- WHAT IS ASKED:
Set down only those lines that fall from the line containing "Write a component" through the line containing "1580, 1590, 1600];", unchanged and without pictures.

***** STORED RECORDS *****

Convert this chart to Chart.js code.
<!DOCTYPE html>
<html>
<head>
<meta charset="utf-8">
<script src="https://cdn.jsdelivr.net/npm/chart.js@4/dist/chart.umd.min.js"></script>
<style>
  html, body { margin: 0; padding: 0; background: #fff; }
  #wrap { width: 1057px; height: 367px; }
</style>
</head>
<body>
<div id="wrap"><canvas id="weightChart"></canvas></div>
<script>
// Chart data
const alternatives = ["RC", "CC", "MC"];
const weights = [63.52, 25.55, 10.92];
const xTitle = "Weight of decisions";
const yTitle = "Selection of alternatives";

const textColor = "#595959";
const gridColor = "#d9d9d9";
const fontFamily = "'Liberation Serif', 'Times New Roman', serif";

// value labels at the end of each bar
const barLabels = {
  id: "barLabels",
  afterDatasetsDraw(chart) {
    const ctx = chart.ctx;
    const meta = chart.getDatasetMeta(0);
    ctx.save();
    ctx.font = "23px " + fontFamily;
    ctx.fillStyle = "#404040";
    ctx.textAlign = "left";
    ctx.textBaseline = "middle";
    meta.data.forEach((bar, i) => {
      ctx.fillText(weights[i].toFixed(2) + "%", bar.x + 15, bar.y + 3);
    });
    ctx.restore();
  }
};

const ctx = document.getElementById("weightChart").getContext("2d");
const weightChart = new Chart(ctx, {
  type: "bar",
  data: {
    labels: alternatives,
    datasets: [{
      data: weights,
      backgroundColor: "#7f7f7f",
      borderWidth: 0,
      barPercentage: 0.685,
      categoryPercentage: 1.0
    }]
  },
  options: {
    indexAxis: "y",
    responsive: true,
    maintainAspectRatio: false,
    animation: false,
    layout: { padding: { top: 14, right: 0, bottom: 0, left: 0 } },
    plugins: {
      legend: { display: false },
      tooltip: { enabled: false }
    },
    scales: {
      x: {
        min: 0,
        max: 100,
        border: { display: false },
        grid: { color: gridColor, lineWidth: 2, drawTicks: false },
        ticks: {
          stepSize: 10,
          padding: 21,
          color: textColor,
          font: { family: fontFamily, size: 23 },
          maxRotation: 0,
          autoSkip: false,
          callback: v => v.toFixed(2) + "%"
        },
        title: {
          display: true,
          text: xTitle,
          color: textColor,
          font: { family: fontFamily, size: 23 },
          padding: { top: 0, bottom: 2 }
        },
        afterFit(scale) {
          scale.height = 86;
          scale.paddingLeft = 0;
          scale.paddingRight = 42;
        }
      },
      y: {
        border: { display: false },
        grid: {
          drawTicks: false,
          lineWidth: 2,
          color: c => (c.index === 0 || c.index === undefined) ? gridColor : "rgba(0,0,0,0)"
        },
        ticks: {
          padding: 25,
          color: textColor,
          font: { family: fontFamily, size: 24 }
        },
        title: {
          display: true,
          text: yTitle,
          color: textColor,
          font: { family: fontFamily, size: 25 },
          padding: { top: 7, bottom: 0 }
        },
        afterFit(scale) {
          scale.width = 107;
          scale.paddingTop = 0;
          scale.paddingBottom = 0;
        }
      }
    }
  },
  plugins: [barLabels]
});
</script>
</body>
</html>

*****
***** STORED RECORDS *****

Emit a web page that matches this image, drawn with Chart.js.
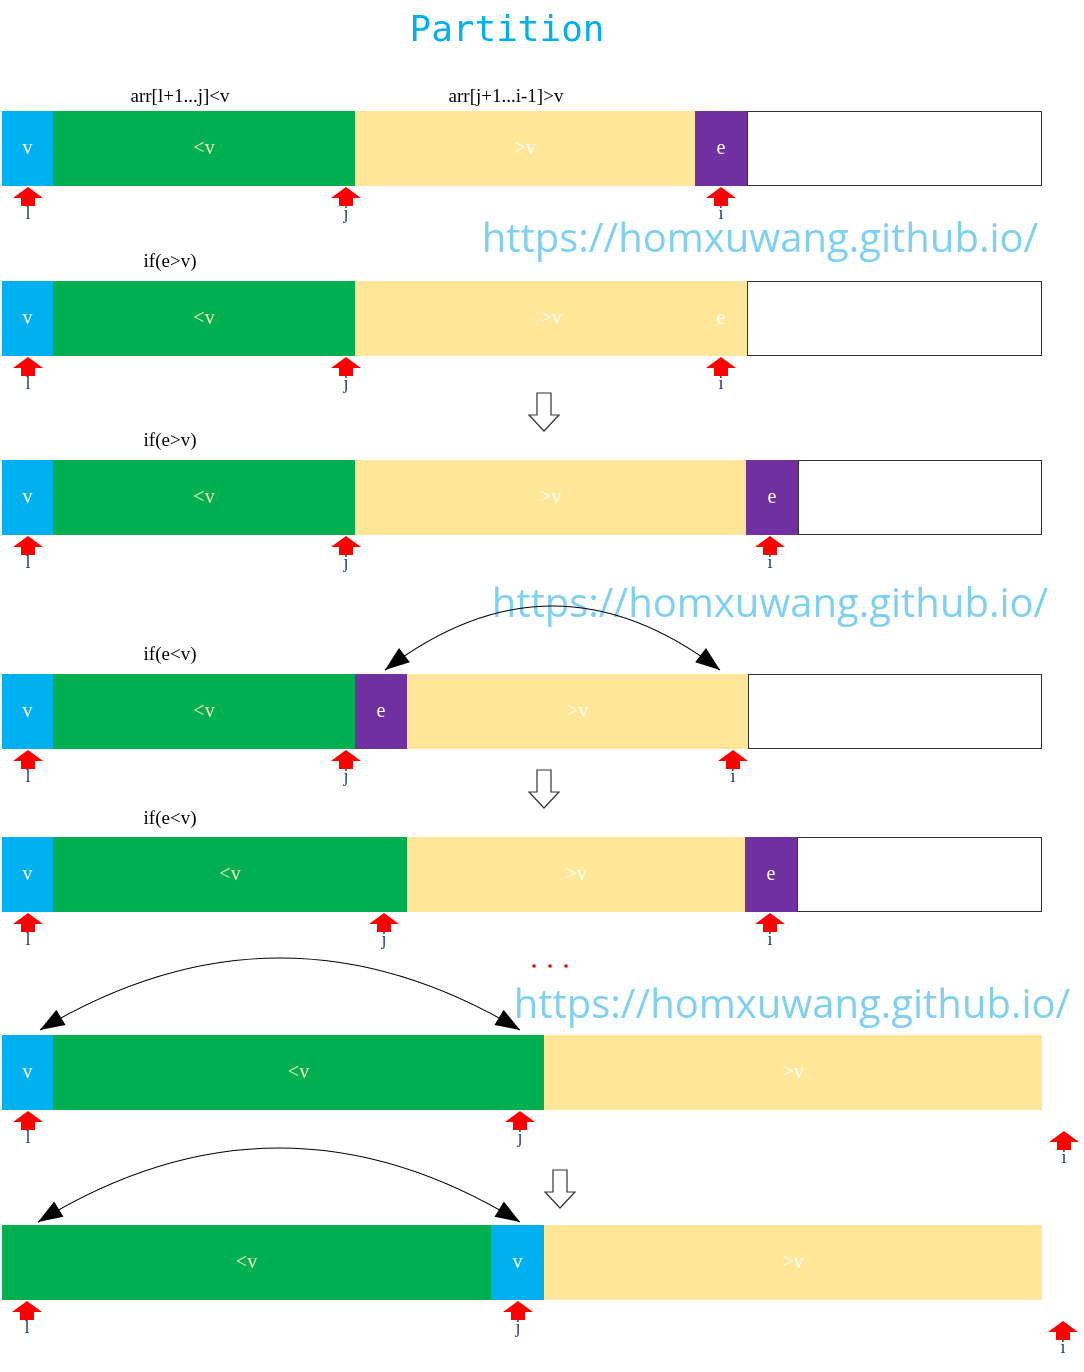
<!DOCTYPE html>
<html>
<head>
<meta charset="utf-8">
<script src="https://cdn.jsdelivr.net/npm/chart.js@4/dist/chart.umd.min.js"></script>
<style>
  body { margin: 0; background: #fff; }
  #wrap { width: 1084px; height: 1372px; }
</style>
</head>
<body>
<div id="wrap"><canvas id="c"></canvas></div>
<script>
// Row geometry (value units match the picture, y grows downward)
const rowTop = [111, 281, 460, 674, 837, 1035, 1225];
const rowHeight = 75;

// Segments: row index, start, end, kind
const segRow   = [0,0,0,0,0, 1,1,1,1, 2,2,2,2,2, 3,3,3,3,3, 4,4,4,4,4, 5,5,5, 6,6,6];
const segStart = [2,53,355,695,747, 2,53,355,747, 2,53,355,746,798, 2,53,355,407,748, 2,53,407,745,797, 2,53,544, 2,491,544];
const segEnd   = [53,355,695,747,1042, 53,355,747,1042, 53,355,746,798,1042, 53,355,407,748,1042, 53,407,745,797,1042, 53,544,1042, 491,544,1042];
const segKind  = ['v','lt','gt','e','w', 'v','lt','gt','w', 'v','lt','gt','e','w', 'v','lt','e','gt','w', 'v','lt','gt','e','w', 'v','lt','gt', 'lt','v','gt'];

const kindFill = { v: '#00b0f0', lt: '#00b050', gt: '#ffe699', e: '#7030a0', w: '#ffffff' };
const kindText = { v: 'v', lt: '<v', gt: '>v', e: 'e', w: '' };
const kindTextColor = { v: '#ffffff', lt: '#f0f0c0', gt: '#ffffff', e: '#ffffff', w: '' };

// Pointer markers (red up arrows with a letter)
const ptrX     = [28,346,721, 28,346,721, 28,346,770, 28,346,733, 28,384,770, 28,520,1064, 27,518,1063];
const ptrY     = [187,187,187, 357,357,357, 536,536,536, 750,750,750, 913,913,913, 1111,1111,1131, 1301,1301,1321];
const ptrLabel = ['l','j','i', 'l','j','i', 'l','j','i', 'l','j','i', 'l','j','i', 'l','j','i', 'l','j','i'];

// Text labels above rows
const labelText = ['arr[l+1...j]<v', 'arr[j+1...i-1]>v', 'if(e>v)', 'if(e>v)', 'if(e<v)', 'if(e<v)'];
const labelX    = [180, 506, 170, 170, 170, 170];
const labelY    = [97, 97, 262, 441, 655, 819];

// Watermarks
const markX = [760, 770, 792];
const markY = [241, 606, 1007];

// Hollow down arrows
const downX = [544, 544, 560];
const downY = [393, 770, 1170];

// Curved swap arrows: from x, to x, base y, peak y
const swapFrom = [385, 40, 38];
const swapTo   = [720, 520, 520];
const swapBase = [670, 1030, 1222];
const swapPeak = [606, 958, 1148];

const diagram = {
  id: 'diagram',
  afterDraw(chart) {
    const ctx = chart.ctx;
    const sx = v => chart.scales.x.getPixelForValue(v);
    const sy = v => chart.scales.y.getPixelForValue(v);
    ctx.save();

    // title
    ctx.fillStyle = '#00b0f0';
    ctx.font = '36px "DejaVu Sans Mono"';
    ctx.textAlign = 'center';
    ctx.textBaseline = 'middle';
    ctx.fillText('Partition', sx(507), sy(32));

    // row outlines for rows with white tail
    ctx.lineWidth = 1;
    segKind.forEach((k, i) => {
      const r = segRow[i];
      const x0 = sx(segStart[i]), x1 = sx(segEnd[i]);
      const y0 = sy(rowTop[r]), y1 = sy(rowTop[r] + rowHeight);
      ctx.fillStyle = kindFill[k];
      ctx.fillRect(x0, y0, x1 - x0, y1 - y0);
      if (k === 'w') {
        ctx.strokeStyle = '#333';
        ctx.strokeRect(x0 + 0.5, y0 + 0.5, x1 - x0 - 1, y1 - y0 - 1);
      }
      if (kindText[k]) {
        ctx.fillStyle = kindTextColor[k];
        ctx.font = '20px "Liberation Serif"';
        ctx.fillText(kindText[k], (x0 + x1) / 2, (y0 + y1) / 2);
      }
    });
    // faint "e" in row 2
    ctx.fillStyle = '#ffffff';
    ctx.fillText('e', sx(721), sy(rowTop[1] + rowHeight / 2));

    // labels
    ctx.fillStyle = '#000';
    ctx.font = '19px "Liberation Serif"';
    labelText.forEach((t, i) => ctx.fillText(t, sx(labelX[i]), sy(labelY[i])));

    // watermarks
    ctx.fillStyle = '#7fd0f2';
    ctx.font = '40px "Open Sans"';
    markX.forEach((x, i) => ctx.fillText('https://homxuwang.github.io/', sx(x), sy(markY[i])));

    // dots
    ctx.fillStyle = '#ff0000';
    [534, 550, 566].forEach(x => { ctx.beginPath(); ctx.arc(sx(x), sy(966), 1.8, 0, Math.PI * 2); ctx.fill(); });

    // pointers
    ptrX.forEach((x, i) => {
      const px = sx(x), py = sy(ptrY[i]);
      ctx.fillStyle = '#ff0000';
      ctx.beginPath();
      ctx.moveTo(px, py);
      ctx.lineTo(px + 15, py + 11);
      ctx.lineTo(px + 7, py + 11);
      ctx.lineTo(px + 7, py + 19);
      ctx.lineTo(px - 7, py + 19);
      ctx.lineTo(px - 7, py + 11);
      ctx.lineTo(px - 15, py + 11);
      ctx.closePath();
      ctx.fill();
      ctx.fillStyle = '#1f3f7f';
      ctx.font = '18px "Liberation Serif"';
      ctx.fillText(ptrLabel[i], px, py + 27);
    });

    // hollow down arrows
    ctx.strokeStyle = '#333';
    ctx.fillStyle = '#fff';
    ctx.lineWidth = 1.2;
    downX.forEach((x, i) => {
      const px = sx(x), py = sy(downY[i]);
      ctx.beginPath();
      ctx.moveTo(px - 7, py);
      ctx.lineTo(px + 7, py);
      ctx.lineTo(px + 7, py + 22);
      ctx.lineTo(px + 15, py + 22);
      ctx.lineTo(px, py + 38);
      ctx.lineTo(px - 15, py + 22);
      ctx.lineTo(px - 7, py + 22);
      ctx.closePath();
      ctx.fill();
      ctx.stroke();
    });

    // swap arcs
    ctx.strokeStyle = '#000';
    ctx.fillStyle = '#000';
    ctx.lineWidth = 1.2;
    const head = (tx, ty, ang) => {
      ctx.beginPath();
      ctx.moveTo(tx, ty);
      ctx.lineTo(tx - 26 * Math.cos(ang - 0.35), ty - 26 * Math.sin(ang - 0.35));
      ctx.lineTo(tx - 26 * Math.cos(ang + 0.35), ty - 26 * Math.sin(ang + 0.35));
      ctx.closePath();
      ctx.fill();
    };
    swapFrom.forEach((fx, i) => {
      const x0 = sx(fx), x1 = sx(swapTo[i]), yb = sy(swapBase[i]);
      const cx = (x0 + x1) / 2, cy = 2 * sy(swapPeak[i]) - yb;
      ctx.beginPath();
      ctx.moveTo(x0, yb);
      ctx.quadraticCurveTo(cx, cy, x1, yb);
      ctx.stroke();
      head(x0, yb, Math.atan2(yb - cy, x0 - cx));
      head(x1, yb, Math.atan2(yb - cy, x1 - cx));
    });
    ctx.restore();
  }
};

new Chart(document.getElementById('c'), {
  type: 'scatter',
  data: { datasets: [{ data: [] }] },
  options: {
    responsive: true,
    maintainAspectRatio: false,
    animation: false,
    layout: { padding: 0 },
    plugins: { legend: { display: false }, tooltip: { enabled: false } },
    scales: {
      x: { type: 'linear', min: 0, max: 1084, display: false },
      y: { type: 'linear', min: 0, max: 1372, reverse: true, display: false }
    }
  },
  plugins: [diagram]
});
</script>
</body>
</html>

*****
***** STORED RECORDS *****

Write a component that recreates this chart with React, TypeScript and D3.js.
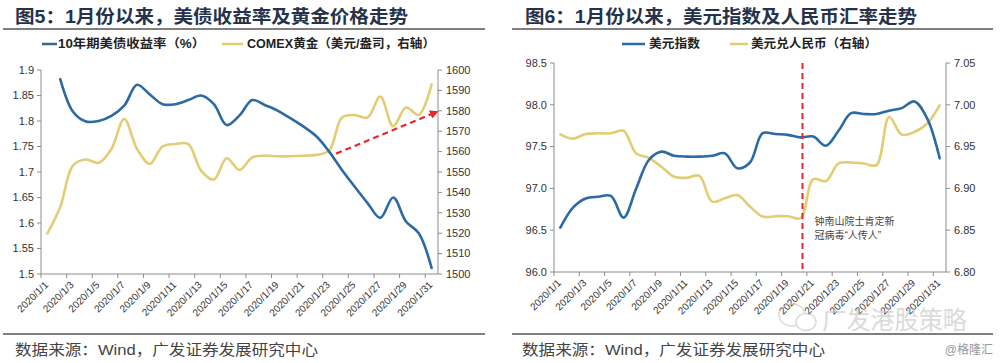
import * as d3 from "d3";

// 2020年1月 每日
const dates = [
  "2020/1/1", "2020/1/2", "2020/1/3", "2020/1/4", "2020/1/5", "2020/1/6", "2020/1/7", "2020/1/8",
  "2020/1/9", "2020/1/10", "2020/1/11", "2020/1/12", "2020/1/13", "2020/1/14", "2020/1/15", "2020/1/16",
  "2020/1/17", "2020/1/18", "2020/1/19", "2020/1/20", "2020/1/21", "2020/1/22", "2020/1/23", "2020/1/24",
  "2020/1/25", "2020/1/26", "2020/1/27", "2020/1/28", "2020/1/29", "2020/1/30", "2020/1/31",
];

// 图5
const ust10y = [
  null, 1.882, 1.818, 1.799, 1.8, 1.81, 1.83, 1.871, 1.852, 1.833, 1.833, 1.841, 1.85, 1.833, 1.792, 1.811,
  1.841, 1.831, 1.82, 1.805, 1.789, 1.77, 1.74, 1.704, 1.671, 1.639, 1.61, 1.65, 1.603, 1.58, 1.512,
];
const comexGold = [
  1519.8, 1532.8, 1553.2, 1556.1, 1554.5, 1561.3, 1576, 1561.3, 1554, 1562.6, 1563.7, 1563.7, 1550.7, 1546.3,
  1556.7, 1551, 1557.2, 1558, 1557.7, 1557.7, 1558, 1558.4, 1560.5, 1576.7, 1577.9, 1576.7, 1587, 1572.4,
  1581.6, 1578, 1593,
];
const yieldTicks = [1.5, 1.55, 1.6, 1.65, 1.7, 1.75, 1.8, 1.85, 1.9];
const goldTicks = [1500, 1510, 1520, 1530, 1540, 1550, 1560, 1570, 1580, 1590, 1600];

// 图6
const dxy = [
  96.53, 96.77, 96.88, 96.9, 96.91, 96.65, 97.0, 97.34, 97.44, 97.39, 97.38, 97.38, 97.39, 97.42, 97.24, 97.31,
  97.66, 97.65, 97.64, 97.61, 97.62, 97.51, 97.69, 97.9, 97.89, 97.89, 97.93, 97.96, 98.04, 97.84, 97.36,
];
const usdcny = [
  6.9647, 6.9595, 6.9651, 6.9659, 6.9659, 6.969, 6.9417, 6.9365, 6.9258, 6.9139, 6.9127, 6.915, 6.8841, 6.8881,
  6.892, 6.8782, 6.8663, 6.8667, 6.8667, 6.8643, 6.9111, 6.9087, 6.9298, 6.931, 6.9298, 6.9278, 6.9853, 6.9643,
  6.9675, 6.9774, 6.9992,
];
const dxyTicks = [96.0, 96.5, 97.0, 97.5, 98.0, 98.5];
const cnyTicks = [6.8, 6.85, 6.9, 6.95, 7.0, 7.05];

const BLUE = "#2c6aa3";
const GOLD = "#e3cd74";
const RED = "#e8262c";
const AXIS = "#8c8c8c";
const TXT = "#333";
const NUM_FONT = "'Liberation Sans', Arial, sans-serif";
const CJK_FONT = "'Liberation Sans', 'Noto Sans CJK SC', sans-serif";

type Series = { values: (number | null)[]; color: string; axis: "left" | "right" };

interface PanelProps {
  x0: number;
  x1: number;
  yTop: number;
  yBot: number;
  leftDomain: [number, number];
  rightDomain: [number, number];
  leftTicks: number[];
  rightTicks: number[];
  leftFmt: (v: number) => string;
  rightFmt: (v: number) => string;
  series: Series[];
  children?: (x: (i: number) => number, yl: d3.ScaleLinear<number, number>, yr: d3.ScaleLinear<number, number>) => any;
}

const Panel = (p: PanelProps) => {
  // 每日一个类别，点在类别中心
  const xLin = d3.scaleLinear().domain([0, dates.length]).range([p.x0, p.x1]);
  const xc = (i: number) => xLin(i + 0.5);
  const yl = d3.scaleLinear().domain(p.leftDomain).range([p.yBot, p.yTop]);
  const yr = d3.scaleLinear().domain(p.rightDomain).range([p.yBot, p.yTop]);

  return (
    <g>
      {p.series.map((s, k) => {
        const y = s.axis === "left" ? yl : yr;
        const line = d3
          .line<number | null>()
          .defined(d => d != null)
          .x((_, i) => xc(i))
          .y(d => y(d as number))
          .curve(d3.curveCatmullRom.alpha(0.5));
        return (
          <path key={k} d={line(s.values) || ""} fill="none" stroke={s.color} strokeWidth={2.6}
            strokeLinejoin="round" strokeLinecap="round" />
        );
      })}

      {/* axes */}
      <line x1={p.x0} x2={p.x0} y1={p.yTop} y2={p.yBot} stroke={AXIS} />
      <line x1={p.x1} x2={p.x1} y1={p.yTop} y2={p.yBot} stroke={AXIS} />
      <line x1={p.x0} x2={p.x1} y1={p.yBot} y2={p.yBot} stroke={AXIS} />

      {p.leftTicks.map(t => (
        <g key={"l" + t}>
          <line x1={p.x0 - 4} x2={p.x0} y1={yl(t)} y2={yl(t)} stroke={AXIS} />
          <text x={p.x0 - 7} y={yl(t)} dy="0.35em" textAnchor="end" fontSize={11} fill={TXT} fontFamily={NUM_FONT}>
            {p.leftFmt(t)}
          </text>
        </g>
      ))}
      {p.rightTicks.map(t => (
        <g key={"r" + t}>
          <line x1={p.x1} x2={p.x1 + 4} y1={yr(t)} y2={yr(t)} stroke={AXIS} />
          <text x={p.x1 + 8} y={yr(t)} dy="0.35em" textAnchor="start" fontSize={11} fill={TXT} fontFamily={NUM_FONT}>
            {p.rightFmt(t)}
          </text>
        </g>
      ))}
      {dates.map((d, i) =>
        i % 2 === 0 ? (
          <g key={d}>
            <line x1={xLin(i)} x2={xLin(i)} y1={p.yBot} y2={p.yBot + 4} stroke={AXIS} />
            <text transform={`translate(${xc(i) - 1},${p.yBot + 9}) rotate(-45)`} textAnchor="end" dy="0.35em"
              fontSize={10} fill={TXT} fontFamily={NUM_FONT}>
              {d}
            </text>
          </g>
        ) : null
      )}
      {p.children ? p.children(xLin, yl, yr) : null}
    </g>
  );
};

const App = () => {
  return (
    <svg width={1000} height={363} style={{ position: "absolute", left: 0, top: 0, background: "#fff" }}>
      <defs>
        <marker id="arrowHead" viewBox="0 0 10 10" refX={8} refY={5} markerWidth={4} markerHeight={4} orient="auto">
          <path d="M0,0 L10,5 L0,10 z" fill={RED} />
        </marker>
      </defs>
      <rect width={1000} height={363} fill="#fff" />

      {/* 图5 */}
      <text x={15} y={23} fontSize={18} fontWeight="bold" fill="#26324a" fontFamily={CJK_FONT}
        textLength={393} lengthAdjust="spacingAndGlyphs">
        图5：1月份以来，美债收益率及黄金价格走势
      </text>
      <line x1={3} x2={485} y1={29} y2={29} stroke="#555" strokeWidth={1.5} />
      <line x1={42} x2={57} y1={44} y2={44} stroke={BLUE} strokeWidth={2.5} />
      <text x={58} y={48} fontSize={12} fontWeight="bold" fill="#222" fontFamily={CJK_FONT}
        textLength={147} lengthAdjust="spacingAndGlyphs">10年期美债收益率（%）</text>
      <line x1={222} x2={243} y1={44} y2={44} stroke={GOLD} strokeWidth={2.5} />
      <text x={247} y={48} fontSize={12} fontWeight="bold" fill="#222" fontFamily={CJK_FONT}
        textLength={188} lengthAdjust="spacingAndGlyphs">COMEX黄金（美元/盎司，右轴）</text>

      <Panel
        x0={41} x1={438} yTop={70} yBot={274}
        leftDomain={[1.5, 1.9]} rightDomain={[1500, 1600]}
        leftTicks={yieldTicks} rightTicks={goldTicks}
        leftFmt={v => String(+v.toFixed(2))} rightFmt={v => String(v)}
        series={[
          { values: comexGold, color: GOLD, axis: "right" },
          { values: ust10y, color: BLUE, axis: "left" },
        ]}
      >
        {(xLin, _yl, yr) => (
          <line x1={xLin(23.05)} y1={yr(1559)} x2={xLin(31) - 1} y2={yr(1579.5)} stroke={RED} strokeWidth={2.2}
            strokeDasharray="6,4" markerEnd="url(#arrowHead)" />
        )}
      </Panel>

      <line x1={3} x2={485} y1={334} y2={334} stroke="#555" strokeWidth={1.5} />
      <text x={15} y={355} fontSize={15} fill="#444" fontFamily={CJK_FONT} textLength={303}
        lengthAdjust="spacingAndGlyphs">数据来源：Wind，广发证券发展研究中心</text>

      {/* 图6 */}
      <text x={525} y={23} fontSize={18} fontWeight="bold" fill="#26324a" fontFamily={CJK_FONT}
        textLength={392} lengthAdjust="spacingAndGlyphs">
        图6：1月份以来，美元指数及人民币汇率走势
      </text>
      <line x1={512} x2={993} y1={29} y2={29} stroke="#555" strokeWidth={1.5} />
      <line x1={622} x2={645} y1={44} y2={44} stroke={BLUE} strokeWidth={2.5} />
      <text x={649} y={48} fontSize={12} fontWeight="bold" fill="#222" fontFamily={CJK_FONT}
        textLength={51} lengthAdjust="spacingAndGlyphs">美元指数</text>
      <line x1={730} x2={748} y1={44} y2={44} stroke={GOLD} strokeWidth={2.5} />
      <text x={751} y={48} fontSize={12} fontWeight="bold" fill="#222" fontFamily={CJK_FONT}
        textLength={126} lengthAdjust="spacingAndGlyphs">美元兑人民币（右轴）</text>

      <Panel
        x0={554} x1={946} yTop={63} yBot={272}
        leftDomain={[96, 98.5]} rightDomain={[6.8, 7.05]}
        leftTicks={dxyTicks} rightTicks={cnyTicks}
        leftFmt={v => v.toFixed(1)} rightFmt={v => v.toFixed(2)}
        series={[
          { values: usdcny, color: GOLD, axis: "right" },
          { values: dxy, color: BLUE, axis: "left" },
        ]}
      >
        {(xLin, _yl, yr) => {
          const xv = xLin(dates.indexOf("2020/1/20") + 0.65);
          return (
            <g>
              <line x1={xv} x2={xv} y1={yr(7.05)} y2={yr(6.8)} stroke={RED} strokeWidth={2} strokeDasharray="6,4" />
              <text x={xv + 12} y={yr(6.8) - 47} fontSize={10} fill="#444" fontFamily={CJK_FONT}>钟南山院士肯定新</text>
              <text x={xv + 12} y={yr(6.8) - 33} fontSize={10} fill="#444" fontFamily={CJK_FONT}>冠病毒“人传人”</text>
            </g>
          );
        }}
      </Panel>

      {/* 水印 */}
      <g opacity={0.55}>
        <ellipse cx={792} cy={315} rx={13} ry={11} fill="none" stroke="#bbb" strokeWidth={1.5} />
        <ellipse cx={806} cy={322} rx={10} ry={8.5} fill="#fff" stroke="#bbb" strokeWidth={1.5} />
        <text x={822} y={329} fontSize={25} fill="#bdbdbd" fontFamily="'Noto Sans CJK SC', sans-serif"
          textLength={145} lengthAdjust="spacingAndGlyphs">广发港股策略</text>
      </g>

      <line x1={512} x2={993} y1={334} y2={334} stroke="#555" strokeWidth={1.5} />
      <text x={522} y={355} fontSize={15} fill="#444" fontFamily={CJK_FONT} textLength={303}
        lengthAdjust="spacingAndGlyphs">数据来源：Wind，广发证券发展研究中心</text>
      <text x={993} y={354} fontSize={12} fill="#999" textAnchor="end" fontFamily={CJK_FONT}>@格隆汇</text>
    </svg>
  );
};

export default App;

*****

- FINAL RESULT:
Write a component that recreates this chart with React, TypeScript and D3.js.
import * as d3 from "d3";

// 2020年1月 每日
const dates = [
  "2020/1/1", "2020/1/2", "2020/1/3", "2020/1/4", "2020/1/5", "2020/1/6", "2020/1/7", "2020/1/8",
  "2020/1/9", "2020/1/10", "2020/1/11", "2020/1/12", "2020/1/13", "2020/1/14", "2020/1/15", "2020/1/16",
  "2020/1/17", "2020/1/18", "2020/1/19", "2020/1/20", "2020/1/21", "2020/1/22", "2020/1/23", "2020/1/24",
  "2020/1/25", "2020/1/26", "2020/1/27", "2020/1/28", "2020/1/29", "2020/1/30", "2020/1/31",
];

// 图5
const ust10y = [
  null, 1.882, 1.818, 1.799, 1.8, 1.81, 1.83, 1.871, 1.852, 1.833, 1.833, 1.841, 1.85, 1.833, 1.792, 1.811,
  1.841, 1.831, 1.82, 1.805, 1.789, 1.77, 1.74, 1.704, 1.671, 1.639, 1.61, 1.65, 1.603, 1.58, 1.512,
];
const comexGold = [
  1519.8, 1532.8, 1553.2, 1556.1, 1554.5, 1561.3, 1576, 1561.3, 1554, 1562.6, 1563.7, 1563.7, 1550.7, 1546.3,
  1556.7, 1551, 1557.2, 1558, 1557.7, 1557.7, 1558, 1558.4, 1560.5, 1576.7, 1577.9, 1576.7, 1587, 1572.4,
  1581.6, 1578, 1593,
];
const yieldTicks = [1.5, 1.55, 1.6, 1.65, 1.7, 1.75, 1.8, 1.85, 1.9];
const goldTicks = [1500, 1510, 1520, 1530, 1540, 1550, 1560, 1570, 1580, 1590, 1600];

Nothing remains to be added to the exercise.